▸ **Goal**:
Set down the data below from its first line to the line holding "(0,0) rectangle (15.32,5.87);", inclusive; omit all pictures.

↓↓↓

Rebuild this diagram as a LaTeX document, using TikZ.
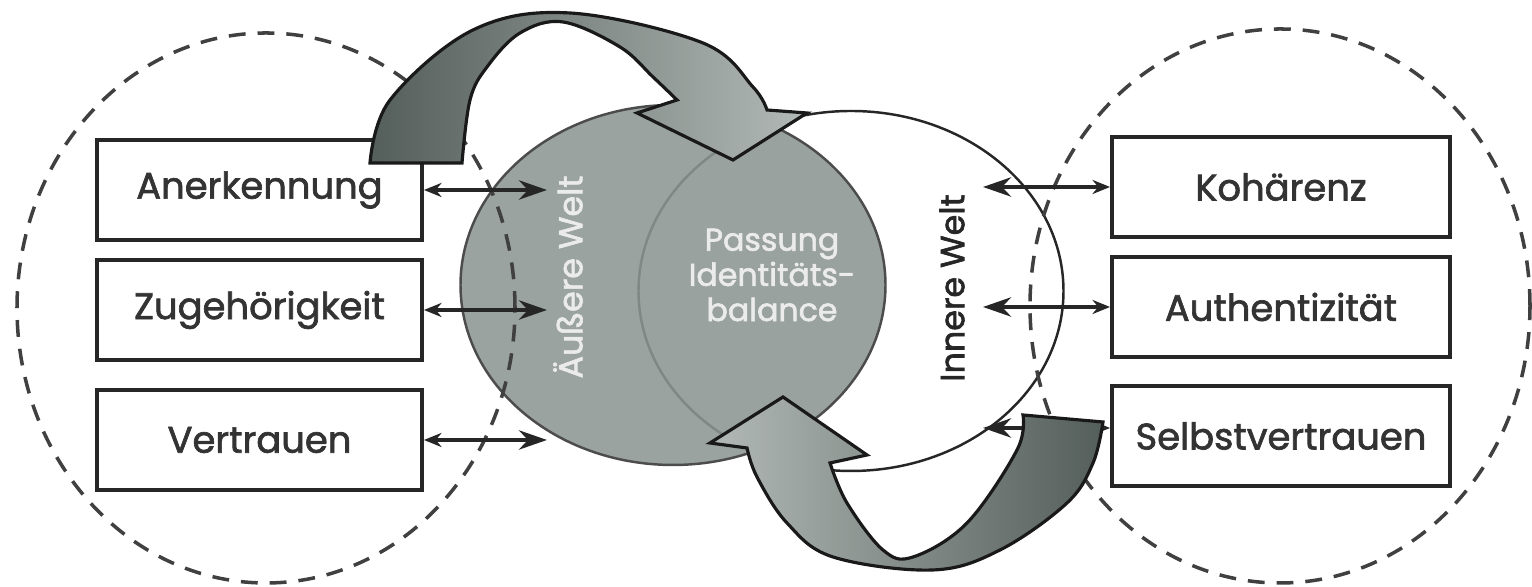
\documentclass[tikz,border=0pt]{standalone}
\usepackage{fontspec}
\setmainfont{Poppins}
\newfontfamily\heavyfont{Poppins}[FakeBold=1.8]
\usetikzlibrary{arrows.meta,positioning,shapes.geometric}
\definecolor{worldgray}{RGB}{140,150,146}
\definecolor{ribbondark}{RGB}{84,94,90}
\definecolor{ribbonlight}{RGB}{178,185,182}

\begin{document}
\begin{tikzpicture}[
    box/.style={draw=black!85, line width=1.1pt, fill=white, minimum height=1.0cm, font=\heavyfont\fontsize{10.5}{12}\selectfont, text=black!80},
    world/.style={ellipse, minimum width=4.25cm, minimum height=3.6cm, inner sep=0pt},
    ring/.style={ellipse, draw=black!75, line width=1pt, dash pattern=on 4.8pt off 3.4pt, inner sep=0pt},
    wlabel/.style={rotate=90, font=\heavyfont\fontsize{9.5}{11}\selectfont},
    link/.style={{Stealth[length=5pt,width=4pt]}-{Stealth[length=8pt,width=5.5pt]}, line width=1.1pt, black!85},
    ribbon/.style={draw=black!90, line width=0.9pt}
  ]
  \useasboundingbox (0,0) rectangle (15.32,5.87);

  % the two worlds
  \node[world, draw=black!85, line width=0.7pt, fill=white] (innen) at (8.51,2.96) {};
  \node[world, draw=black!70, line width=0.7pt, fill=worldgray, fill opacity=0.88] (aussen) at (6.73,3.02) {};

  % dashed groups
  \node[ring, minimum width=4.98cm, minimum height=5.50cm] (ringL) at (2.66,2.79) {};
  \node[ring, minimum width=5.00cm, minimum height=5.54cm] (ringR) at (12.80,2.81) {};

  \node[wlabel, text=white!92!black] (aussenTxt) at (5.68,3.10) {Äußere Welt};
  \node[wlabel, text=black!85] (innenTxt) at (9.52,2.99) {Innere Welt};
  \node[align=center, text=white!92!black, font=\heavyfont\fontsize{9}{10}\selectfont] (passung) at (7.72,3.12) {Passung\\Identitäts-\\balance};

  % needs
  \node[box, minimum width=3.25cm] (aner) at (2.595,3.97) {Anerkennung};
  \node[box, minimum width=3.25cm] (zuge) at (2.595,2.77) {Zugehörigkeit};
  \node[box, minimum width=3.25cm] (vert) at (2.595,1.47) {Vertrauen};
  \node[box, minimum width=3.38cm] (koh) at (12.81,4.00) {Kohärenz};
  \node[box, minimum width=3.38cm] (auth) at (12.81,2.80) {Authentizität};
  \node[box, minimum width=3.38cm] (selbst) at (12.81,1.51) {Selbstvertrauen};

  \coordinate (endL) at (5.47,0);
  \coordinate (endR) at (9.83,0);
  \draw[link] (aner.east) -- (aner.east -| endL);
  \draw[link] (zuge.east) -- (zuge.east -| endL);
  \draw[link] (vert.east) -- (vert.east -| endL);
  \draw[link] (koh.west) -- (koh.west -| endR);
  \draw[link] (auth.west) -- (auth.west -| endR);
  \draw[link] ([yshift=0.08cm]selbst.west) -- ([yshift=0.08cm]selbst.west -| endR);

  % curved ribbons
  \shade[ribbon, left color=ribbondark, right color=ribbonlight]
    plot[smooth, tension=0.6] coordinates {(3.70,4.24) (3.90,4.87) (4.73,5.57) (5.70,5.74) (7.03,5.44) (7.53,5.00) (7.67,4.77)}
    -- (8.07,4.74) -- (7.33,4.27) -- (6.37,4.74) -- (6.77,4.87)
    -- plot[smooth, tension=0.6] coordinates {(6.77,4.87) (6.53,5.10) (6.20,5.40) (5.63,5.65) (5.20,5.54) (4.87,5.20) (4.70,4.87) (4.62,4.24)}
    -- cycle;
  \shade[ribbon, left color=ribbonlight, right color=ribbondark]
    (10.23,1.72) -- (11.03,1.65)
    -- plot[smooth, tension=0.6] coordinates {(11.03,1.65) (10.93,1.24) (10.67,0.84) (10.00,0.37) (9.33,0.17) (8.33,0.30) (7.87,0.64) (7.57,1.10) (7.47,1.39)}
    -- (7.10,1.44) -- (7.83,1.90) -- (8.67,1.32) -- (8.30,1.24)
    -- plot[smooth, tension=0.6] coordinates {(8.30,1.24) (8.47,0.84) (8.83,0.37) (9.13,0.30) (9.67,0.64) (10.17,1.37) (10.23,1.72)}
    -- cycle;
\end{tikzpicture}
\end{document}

↑↑↑

▸ **Response below**:
Rebuild this diagram as a LaTeX document, using TikZ.
\documentclass[tikz,border=0pt]{standalone}
\usepackage{fontspec}
\setmainfont{Poppins}
\newfontfamily\heavyfont{Poppins}[FakeBold=1.8]
\usetikzlibrary{arrows.meta,positioning,shapes.geometric}
\definecolor{worldgray}{RGB}{140,150,146}
\definecolor{ribbondark}{RGB}{84,94,90}
\definecolor{ribbonlight}{RGB}{178,185,182}

\begin{document}
\begin{tikzpicture}[
    box/.style={draw=black!85, line width=1.1pt, fill=white, minimum height=1.0cm, font=\heavyfont\fontsize{10.5}{12}\selectfont, text=black!80},
    world/.style={ellipse, minimum width=4.25cm, minimum height=3.6cm, inner sep=0pt},
    ring/.style={ellipse, draw=black!75, line width=1pt, dash pattern=on 4.8pt off 3.4pt, inner sep=0pt},
    wlabel/.style={rotate=90, font=\heavyfont\fontsize{9.5}{11}\selectfont},
    link/.style={{Stealth[length=5pt,width=4pt]}-{Stealth[length=8pt,width=5.5pt]}, line width=1.1pt, black!85},
    ribbon/.style={draw=black!90, line width=0.9pt}
  ]
  \useasboundingbox (0,0) rectangle (15.32,5.87);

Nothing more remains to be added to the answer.